Paul (Jean-Pierre Léaud) has recently been demobbed from the army and is sitting in a cafe wondering what to do with his life when in walks Madeleine (Chantal Goya), who he recognises and is attracted to. He strikes up a conversation with her, finding a connection in a mutual friend of a friend who Paul hopes will get him a job on the magazine that Madeleine works for. As they talk, they are drowned out by an argument in the cubicle across the room, an argument that ends with the couple yelling at each other and the man taking away their son. However, the distraught mother reaches into her handbag and pulls out a pistol which she rushes outside with and shoots the man dead.
So begins writer and director Jean-Luc Godard's Masculin Féminin: 15 faits précis, a the next film after his classic Pierrot le Fou, and sharing a similar cynicism and melancholy, if not quite as successful at stirring the heartstrings. It's the battle of the sexes all over again, but not so much a battle as an inability to see eye to eye; here the women are shallow or unreasonable (to the men, at least) as the males pontificate about their revolutionary ideals while longing after the females. Do they simply want sex, or do they yearn after love, and more meaningful relationships?
As the title suggests, the story - well, the happenings, anyway - is broken up into fifteen parts, each divided by a gunshot-accompanied item of sloganeering that may or may not be entirely relevant, the most famous of which claims this film is about the children of Marx and Coca-Cola, stating a tension between the commercial and the political exists in his characters. But the politics never seem to take flight here, with Paul never really getting his points across, while the popular aspects of consumerism never satisfactorily take the place of any true emotional connections.
Paul's main love as far as the commercial goes is cinema, and he's one of those film buffs who is preoccupied with aspect ratios as we witness when he visits the local picture house only to launch himself out of his seat towards the projection booth when he thinks the film is being exhibited wrongly. Yet even when that's fixed it can't satisfy him as he realises the drama itself is lacking, and the silver screen is losing its appeal. So it is with Madeleine, who in a casual sense has become his girlfriend, but constantly frustrates him and leaves him questioning his attraction.
Watching Masculin Féminin now, there's a tremendous sense of nostalgia there for the time when Godard was making his nineteen-sixties films, with the feeling of revolution in the air mixed with the confusion that love brings he captures the era and place perfectly and a particular frame of mind in youth that many can relate to.
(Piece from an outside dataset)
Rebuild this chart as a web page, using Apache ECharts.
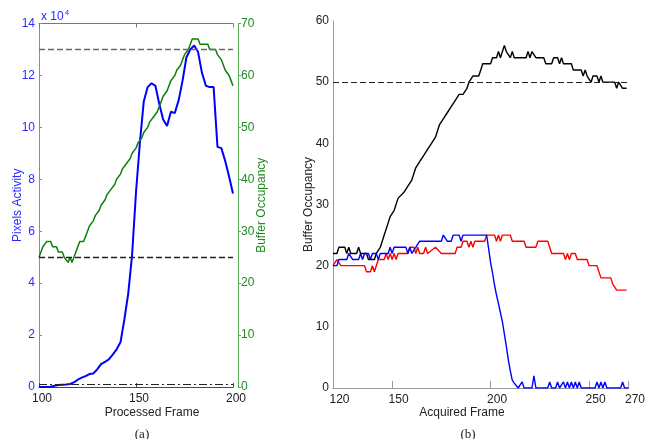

But the cynicism swamps it, as nobody is heading towards any peace of mind, especially would-be journalist Paul who tries an interview technique on women that is more like an interrogation but never secures any worthwhile answers, whether he's asking about reactionaries or sex. That's not to say there's no humour in the film, there is (see the train passenger telling us what Charlie Parker is really thinking about), but a sense of despair is encroaching on the action as it's clear the future of Paul and aspiring pop singer Madeleine is going nowhere fast.